Begin

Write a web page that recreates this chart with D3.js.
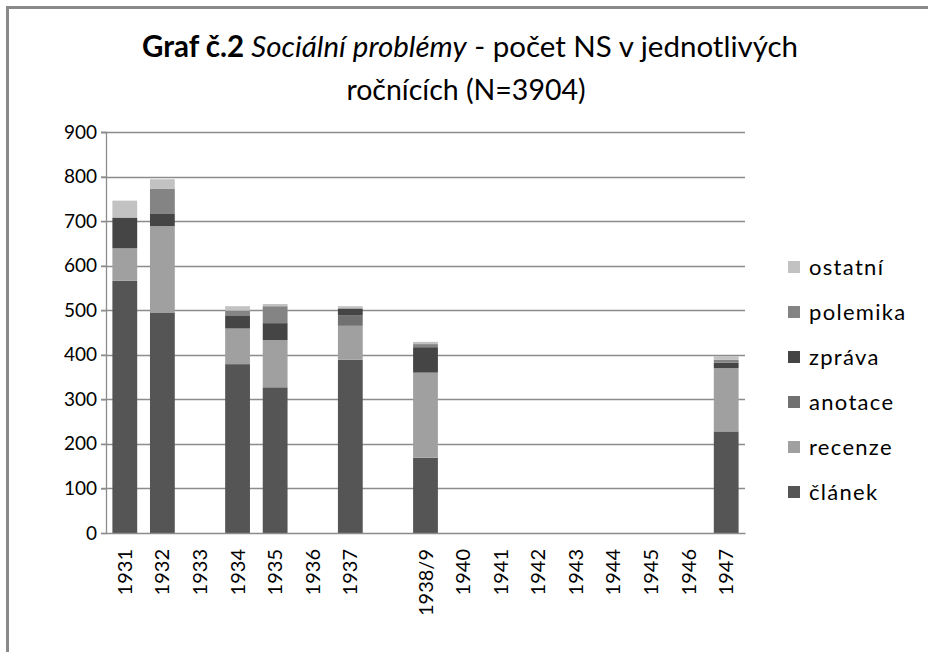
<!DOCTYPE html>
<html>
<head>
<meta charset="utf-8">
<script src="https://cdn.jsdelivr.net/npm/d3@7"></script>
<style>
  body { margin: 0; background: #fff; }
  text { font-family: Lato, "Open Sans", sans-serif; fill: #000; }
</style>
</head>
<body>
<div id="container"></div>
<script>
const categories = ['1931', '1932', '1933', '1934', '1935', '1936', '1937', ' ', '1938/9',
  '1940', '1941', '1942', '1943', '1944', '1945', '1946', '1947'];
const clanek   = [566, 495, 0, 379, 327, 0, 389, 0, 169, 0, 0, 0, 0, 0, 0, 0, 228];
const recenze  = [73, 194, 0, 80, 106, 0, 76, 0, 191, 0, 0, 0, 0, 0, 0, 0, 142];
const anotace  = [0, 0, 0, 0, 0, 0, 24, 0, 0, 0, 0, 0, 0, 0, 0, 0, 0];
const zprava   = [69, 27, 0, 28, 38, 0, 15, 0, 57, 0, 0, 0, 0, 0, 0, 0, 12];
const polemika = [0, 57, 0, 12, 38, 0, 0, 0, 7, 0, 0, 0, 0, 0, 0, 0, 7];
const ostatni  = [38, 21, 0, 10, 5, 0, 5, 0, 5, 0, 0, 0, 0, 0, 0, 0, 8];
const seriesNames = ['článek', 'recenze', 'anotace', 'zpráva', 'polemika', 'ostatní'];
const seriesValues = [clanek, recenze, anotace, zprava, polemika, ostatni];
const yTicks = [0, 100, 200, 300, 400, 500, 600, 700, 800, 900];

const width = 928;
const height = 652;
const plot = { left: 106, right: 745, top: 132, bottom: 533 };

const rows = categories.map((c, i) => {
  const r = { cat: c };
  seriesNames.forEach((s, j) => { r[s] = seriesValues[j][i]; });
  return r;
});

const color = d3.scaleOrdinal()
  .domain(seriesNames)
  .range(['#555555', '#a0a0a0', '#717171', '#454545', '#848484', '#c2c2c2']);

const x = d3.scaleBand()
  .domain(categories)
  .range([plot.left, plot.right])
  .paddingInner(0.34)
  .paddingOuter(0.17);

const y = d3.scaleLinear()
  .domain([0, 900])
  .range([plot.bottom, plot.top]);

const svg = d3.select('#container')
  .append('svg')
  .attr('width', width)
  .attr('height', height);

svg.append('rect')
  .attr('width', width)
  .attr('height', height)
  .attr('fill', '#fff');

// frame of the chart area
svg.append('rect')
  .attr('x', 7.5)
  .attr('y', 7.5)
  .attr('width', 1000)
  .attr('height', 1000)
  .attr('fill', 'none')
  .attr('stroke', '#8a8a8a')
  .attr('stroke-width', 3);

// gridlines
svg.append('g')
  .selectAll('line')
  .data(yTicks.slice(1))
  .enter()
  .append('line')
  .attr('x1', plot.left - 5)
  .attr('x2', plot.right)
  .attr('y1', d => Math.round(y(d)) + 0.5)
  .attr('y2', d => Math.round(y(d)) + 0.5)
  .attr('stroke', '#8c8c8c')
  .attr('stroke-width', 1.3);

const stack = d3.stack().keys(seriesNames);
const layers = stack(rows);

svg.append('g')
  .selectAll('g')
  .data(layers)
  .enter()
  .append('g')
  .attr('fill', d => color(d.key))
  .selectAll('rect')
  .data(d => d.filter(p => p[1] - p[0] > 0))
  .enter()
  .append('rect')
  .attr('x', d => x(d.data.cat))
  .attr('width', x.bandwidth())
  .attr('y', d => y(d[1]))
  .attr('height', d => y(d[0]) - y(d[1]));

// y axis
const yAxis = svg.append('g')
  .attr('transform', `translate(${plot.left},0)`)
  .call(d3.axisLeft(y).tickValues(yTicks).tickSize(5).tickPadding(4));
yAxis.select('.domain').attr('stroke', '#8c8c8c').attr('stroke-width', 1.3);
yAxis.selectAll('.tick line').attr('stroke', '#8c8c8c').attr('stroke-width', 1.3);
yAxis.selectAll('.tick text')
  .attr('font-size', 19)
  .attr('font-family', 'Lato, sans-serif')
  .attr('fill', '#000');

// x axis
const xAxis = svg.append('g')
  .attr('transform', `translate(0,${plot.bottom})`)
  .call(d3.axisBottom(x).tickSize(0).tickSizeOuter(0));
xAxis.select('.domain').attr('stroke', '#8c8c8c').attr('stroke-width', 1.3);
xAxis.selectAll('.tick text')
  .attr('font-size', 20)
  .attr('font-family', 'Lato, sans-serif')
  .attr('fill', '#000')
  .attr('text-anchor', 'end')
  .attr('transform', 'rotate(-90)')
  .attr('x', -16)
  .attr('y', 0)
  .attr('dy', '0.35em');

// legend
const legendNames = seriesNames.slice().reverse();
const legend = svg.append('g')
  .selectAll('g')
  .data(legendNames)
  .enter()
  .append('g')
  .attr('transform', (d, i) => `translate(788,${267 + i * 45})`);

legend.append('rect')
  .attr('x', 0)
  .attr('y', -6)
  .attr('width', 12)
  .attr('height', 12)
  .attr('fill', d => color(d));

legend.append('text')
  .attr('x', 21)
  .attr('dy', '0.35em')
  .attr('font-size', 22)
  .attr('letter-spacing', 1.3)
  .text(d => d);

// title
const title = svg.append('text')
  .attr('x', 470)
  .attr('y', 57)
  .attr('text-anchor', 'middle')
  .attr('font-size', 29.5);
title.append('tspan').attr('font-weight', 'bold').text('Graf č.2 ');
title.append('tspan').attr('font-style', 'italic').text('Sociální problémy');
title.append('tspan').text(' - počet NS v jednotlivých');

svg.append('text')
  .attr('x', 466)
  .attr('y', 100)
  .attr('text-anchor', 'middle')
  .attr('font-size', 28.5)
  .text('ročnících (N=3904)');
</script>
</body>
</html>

End

__YOUR GOAL__: Omitting all images, print the listing exactly.

__SOLUTION TO THIS EXERCISE__:
Write a web page that recreates this chart with D3.js.
<!DOCTYPE html>
<html>
<head>
<meta charset="utf-8">
<script src="https://cdn.jsdelivr.net/npm/d3@7"></script>
<style>
  body { margin: 0; background: #fff; }
  text { font-family: Lato, "Open Sans", sans-serif; fill: #000; }
</style>
</head>
<body>
<div id="container"></div>
<script>
const categories = ['1931', '1932', '1933', '1934', '1935', '1936', '1937', ' ', '1938/9',
  '1940', '1941', '1942', '1943', '1944', '1945', '1946', '1947'];
const clanek   = [566, 495, 0, 379, 327, 0, 389, 0, 169, 0, 0, 0, 0, 0, 0, 0, 228];
const recenze  = [73, 194, 0, 80, 106, 0, 76, 0, 191, 0, 0, 0, 0, 0, 0, 0, 142];
const anotace  = [0, 0, 0, 0, 0, 0, 24, 0, 0, 0, 0, 0, 0, 0, 0, 0, 0];
const zprava   = [69, 27, 0, 28, 38, 0, 15, 0, 57, 0, 0, 0, 0, 0, 0, 0, 12];
const polemika = [0, 57, 0, 12, 38, 0, 0, 0, 7, 0, 0, 0, 0, 0, 0, 0, 7];
const ostatni  = [38, 21, 0, 10, 5, 0, 5, 0, 5, 0, 0, 0, 0, 0, 0, 0, 8];
const seriesNames = ['článek', 'recenze', 'anotace', 'zpráva', 'polemika', 'ostatní'];
const seriesValues = [clanek, recenze, anotace, zprava, polemika, ostatni];
const yTicks = [0, 100, 200, 300, 400, 500, 600, 700, 800, 900];

const width = 928;
const height = 652;
const plot = { left: 106, right: 745, top: 132, bottom: 533 };

const rows = categories.map((c, i) => {
  const r = { cat: c };
  seriesNames.forEach((s, j) => { r[s] = seriesValues[j][i]; });
  return r;
});

const color = d3.scaleOrdinal()
  .domain(seriesNames)
  .range(['#555555', '#a0a0a0', '#717171', '#454545', '#848484', '#c2c2c2']);

const x = d3.scaleBand()
  .domain(categories)
  .range([plot.left, plot.right])
  .paddingInner(0.34)
  .paddingOuter(0.17);

const y = d3.scaleLinear()
  .domain([0, 900])
  .range([plot.bottom, plot.top]);

const svg = d3.select('#container')
  .append('svg')
  .attr('width', width)
  .attr('height', height);

svg.append('rect')
  .attr('width', width)
  .attr('height', height)
  .attr('fill', '#fff');

// frame of the chart area
svg.append('rect')
  .attr('x', 7.5)
  .attr('y', 7.5)
  .attr('width', 1000)
  .attr('height', 1000)
  .attr('fill', 'none')
  .attr('stroke', '#8a8a8a')
  .attr('stroke-width', 3);

// gridlines
svg.append('g')
  .selectAll('line')
  .data(yTicks.slice(1))
  .enter()
  .append('line')
  .attr('x1', plot.left - 5)
  .attr('x2', plot.right)
  .attr('y1', d => Math.round(y(d)) + 0.5)
  .attr('y2', d => Math.round(y(d)) + 0.5)
  .attr('stroke', '#8c8c8c')
  .attr('stroke-width', 1.3);

const stack = d3.stack().keys(seriesNames);
const layers = stack(rows);

svg.append('g')
  .selectAll('g')
  .data(layers)
  .enter()
  .append('g')
  .attr('fill', d => color(d.key))
  .selectAll('rect')
  .data(d => d.filter(p => p[1] - p[0] > 0))
  .enter()
  .append('rect')
  .attr('x', d => x(d.data.cat))
  .attr('width', x.bandwidth())
  .attr('y', d => y(d[1]))
  .attr('height', d => y(d[0]) - y(d[1]));

// y axis
const yAxis = svg.append('g')
  .attr('transform', `translate(${plot.left},0)`)
  .call(d3.axisLeft(y).tickValues(yTicks).tickSize(5).tickPadding(4));
yAxis.select('.domain').attr('stroke', '#8c8c8c').attr('stroke-width', 1.3);
yAxis.selectAll('.tick line').attr('stroke', '#8c8c8c').attr('stroke-width', 1.3);
yAxis.selectAll('.tick text')
  .attr('font-size', 19)
  .attr('font-family', 'Lato, sans-serif')
  .attr('fill', '#000');

// x axis
const xAxis = svg.append('g')
  .attr('transform', `translate(0,${plot.bottom})`)
  .call(d3.axisBottom(x).tickSize(0).tickSizeOuter(0));
xAxis.select('.domain').attr('stroke', '#8c8c8c').attr('stroke-width', 1.3);
xAxis.selectAll('.tick text')
  .attr('font-size', 20)
  .attr('font-family', 'Lato, sans-serif')
  .attr('fill', '#000')
  .attr('text-anchor', 'end')
  .attr('transform', 'rotate(-90)')
  .attr('x', -16)
  .attr('y', 0)
  .attr('dy', '0.35em');

// legend
const legendNames = seriesNames.slice().reverse();
const legend = svg.append('g')
  .selectAll('g')
  .data(legendNames)
  .enter()
  .append('g')
  .attr('transform', (d, i) => `translate(788,${267 + i * 45})`);

legend.append('rect')
  .attr('x', 0)
  .attr('y', -6)
  .attr('width', 12)
  .attr('height', 12)
  .attr('fill', d => color(d));

legend.append('text')
  .attr('x', 21)
  .attr('dy', '0.35em')
  .attr('font-size', 22)
  .attr('letter-spacing', 1.3)
  .text(d => d);

// title
const title = svg.append('text')
  .attr('x', 470)
  .attr('y', 57)
  .attr('text-anchor', 'middle')
  .attr('font-size', 29.5);
title.append('tspan').attr('font-weight', 'bold').text('Graf č.2 ');
title.append('tspan').attr('font-style', 'italic').text('Sociální problémy');
title.append('tspan').text(' - počet NS v jednotlivých');

svg.append('text')
  .attr('x', 466)
  .attr('y', 100)
  .attr('text-anchor', 'middle')
  .attr('font-size', 28.5)
  .text('ročnících (N=3904)');
</script>
</body>
</html>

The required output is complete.